INFO: 'As List' keeps all binary pairs together in a single column. 'Ordinal' encodes as ordinal numbers in a single column.
- View the default value distributions.
INFO: The graph changes according to the amount of dividers.
- Enter the required bin dividers to change the percentile size of the divider.
INFO: There are 3 dividers set as default, e.g. 'Divider 1' contains the 25% of the selected column values.
INFO: To delete a divider, click on "x" next to the required divider.
- If needed, click on "Add new Divider" to add a new divider.
INFO: Clinking the button adds an additional bucket, recalculates the percentile size and the corresponding absolute values.
- Confirm with "Encode". The encoding result is displayed in a new encoding sheet within the workbook. Binned encoding is finished.
Hiding Columns
TIP
To hide or expand a larger number of columns at the same time, use the 'Toggle Columns' option.

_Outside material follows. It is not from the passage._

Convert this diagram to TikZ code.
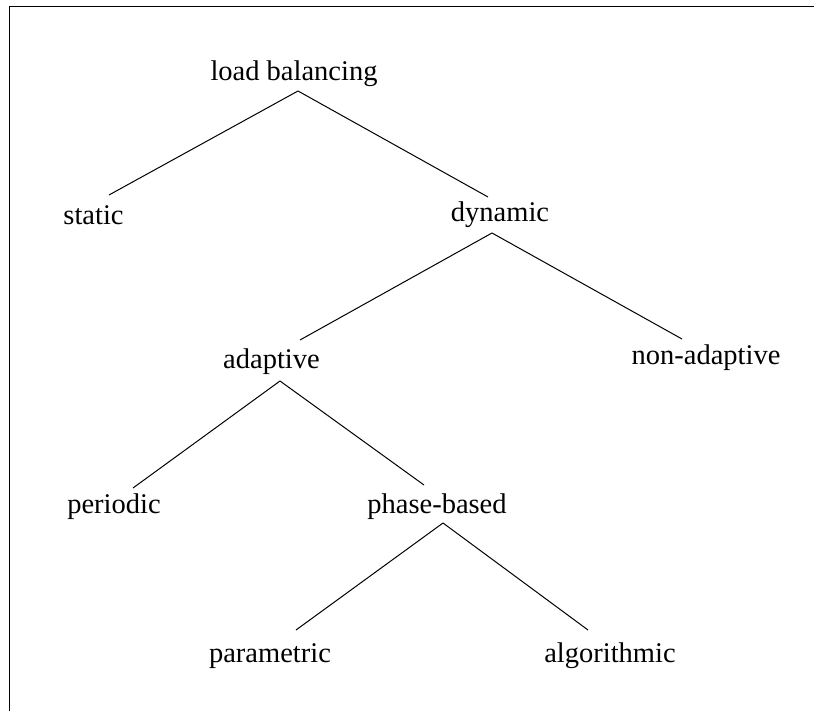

To hide a column, right-click on a column header and select "Hide Column". The whole column hides.
Expanding Columns
To expand a hidden column, double-click in the small area where the column was before. The whole column appears.
To expand a long column header, right-click in the column header and select "Expand Column". Only the column header is displayed fully.
INFO
To expand all column headers, right-click in the column header and select "Expand All Columns". Only the column headers are displayed fully.
INFO
Removing Columns
To remove a column right-click on a column name and select "Remove Column". The column is removed.
INFO: Column deletion is not possible in a source sheet.